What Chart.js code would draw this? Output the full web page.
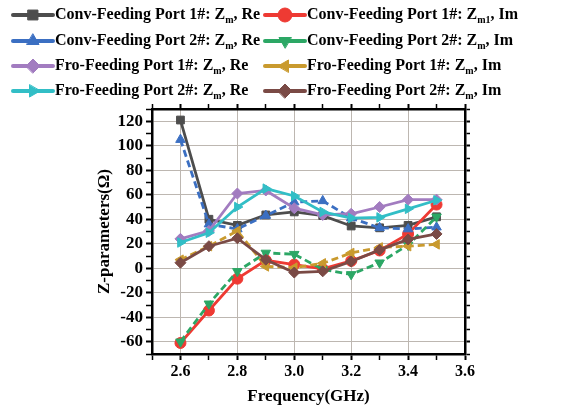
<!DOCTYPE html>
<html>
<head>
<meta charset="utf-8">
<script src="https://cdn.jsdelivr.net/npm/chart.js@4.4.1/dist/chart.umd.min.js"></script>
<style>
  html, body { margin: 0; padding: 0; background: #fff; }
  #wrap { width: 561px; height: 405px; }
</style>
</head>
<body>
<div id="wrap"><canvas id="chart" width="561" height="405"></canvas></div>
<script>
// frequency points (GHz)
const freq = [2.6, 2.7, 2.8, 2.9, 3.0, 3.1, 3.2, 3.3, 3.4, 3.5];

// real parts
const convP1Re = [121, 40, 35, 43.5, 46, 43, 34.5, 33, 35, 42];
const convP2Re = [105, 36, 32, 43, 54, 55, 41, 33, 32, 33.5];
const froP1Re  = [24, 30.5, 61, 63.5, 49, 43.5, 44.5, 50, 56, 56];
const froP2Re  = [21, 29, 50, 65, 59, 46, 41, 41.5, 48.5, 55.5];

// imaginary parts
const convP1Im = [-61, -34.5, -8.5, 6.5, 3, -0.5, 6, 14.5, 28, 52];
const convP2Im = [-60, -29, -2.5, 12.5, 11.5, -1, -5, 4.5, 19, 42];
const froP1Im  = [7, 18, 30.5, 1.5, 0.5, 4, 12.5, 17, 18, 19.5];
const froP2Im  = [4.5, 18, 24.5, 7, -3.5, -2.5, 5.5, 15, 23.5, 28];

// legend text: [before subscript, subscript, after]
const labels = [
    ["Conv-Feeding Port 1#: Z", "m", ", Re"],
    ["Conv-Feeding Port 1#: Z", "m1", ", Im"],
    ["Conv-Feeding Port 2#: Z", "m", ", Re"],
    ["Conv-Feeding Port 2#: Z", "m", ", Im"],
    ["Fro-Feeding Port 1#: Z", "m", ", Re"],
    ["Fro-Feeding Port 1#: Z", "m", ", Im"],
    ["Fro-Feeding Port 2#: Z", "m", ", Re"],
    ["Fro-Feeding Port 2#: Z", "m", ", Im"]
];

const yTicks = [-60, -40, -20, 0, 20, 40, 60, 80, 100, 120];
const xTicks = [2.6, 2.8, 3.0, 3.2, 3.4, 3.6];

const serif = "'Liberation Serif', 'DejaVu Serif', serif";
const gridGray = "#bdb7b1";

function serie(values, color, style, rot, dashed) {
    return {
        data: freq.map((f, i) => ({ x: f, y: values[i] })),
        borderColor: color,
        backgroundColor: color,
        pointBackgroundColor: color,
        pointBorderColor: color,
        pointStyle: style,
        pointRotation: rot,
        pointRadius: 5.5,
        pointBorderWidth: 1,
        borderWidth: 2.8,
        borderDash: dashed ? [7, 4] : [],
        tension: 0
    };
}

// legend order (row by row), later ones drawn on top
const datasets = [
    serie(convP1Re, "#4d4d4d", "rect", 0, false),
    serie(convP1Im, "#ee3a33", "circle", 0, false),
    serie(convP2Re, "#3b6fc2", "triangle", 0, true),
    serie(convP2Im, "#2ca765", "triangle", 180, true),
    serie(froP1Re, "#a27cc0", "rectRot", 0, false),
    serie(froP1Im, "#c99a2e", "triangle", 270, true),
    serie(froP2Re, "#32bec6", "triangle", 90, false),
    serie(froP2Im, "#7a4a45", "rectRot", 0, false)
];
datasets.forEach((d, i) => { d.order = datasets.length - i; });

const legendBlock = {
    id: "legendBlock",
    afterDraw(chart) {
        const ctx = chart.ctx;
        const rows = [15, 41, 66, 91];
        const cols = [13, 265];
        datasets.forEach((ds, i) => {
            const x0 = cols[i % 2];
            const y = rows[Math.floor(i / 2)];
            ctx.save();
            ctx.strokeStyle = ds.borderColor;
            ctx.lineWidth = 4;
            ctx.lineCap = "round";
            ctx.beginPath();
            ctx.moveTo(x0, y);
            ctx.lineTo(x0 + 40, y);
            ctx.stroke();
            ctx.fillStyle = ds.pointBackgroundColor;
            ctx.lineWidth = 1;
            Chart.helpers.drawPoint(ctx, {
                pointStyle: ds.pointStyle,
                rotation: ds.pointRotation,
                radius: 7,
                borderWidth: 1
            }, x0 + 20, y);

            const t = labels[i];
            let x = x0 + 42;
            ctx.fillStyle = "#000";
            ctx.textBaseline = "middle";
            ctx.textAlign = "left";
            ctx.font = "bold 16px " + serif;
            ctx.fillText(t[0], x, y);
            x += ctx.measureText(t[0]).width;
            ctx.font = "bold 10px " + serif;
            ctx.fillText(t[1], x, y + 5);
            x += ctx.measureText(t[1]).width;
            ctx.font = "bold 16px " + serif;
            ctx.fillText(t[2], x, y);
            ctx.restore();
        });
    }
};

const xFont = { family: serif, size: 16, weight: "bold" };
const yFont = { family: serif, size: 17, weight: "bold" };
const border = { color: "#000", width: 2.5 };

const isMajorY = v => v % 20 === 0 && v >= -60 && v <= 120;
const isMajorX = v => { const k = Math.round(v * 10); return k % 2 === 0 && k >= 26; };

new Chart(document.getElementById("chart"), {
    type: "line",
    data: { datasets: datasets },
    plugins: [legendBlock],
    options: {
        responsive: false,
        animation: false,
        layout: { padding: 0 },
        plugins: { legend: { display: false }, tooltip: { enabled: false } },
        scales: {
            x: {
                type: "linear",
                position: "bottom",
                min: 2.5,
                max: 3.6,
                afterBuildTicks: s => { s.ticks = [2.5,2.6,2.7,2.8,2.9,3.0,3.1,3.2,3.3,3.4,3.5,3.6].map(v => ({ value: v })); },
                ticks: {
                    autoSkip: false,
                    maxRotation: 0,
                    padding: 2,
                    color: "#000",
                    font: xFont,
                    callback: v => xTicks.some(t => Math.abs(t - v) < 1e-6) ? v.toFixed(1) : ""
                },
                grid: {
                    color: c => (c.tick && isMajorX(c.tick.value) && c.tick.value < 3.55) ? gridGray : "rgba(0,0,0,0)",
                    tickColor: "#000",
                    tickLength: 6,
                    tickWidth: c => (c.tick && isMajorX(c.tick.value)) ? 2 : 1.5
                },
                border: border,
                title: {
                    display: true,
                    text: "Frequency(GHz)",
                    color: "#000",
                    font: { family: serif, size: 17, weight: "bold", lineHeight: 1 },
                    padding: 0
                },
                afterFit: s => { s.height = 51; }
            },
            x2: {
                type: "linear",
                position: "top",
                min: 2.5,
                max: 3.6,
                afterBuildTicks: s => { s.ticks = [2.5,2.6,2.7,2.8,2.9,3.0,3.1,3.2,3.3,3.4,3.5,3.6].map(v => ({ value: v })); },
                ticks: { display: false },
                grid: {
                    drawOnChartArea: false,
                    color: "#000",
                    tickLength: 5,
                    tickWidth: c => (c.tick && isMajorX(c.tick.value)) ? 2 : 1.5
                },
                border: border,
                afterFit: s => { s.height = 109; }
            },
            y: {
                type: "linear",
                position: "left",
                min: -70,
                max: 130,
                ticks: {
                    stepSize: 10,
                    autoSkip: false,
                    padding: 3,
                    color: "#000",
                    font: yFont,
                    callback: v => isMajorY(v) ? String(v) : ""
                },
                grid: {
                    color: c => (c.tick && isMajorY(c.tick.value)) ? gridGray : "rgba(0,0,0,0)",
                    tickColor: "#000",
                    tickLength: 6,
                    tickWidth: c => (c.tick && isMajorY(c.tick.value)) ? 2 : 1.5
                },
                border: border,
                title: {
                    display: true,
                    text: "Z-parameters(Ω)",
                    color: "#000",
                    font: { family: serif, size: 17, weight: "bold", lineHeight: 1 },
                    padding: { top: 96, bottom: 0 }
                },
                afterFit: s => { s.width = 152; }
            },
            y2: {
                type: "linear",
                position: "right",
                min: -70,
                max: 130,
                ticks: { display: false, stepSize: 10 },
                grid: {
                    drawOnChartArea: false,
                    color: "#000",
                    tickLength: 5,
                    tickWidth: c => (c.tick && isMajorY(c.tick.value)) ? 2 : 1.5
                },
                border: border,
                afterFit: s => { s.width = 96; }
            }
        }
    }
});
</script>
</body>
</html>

==================================================

AIM:
Write out an exact copy of the listing, first line through the line containing "15, 23.5, 28];", with the pictures left out.

RESULT OF THE EXERCISE:
What Chart.js code would draw this? Output the full web page.
<!DOCTYPE html>
<html>
<head>
<meta charset="utf-8">
<script src="https://cdn.jsdelivr.net/npm/chart.js@4.4.1/dist/chart.umd.min.js"></script>
<style>
  html, body { margin: 0; padding: 0; background: #fff; }
  #wrap { width: 561px; height: 405px; }
</style>
</head>
<body>
<div id="wrap"><canvas id="chart" width="561" height="405"></canvas></div>
<script>
// frequency points (GHz)
const freq = [2.6, 2.7, 2.8, 2.9, 3.0, 3.1, 3.2, 3.3, 3.4, 3.5];

// real parts
const convP1Re = [121, 40, 35, 43.5, 46, 43, 34.5, 33, 35, 42];
const convP2Re = [105, 36, 32, 43, 54, 55, 41, 33, 32, 33.5];
const froP1Re  = [24, 30.5, 61, 63.5, 49, 43.5, 44.5, 50, 56, 56];
const froP2Re  = [21, 29, 50, 65, 59, 46, 41, 41.5, 48.5, 55.5];

// imaginary parts
const convP1Im = [-61, -34.5, -8.5, 6.5, 3, -0.5, 6, 14.5, 28, 52];
const convP2Im = [-60, -29, -2.5, 12.5, 11.5, -1, -5, 4.5, 19, 42];
const froP1Im  = [7, 18, 30.5, 1.5, 0.5, 4, 12.5, 17, 18, 19.5];
const froP2Im  = [4.5, 18, 24.5, 7, -3.5, -2.5, 5.5, 15, 23.5, 28];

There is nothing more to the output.